In a recently published study, Effects of Individualized Oxygenation Targets on Mortality in Critically Ill Adults: A Machine Learning Analysis, researchers from Aotearoa New Zealand collaborating with scientists in the United States have unlocked a new frontier in medicine using advanced machine learning techniques.
Traditionally, randomised clinical trials determine the average effect of treatments on patient outcomes. Such clinical trials have revolutionised medicine by providing high-quality evidence on the effect of treatments on patient outcomes; however, one key problem with these trials is that they assume every patient responds to treatment in the same way.
In their recent study, a collaborative research team used machine learning to generate individualised predictions about the effect of higher or lower amounts of oxygen on mortality in critically ill adults receiving life support in the intensive care unit (ICU).
Specifically, they used the data from one study, the Pragmatic Investigation of Optimal Oxygen Targets (PILOT) trial, to generate a model using machine learning, and then they tested the model using data from another trial, the Intensive Care Unit Randomized Trial Comparing Two Approaches to Oxygen Therapy (ICU-ROX) trial.
Their results were remarkable. One of the study's senior investigators, Professor Paul Young, Deputy Director and Intensive Care Medicine lead at the Medical Research Institute of New Zealand (MRINZ), explains, “When we applied the machine-learning model we found that the individual responses to higher or lower levels of oxygen varied dramatically. At one extreme, the model predicted a 27.2% absolute decrease in the risk of death by using a lower oxygen target, and at the other extreme, the model predicted a 34.4% absolute decrease in the risk of death by using a higher oxygen target.”
“Overall, if patients in the ICU-ROX trial had received the oxygen therapy regimen recommended by the machine learning model, the mortality rate would have been 6.4 percentage points lower,” says Professor Young.
Dr Alex Psirides, Chair, Critical Care Advisory Group to Te Whatu Ora, states, “Around 40% of the 24,000 patients admitted to New Zealand ICUs each year receive life support. If these findings are confirmed, they would be expected to save the lives of around 600 New Zealanders every year.”
In the accompanying editorial, Dr Derek Angus, the Deputy Editor of the Journal of the American Medical Association, commented, “If the results are true and generalisable, then the consequences are staggering.” “If one could instantly assign every patient into their appropriate group of predicted
benefit or harm and assign their oxygen target accordingly, the intervention would theoretically yield the greatest single improvement in lives saved from critical illness in the history of the field,” states Dr Angus.
Professor Richard Beasley, MRINZ Director, notes that the implications of this research extend well beyond oxygen therapy for patients in the ICU, stating, “This technique of using machine learning to predict individualised treatment responses for patients using data from clinical trials is likely the greatest advance in the generation of medical evidence in decades.”

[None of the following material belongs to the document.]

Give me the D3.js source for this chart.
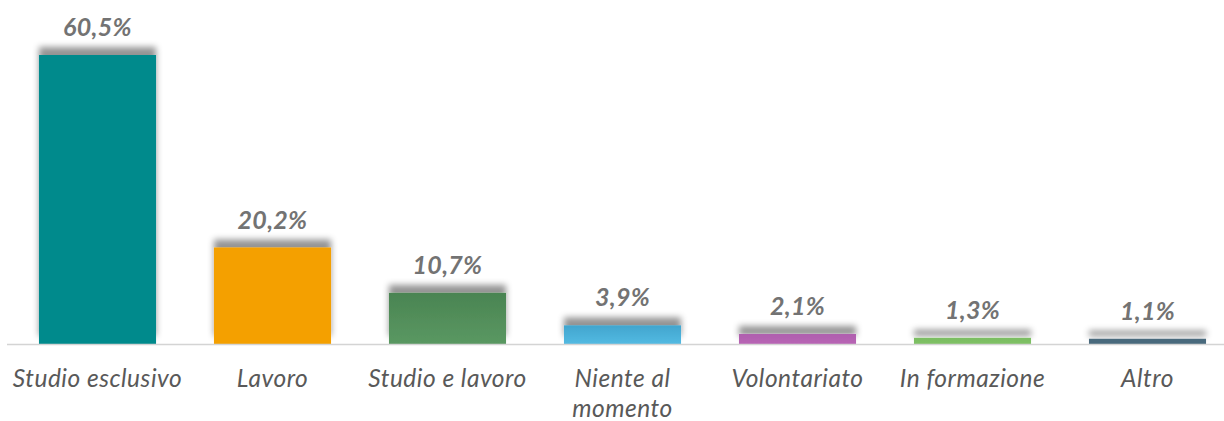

Professor Beasley says, “It is difficult to overstate the degree to which research of this kind could change medicine.”
“For decades, the practice of medicine has experienced the tension of choosing between care that is personalised but not evidence-based and care that is evidence-based but not personalised. Paul Young and his collaborators have shown machine learning methods can predict individualised treatment effects allowing care that is both evidence-based and personalised,” says Professor Beasley.
This study’s innovative use of machine learning in determining individualised oxygenation targets marks a significant step forward in healthcare. With the potential to bridge the gap between evidence-based and personalised care, it could offer significantly improved patient outcomes. This approach represents a transformative shift in medical research and practice.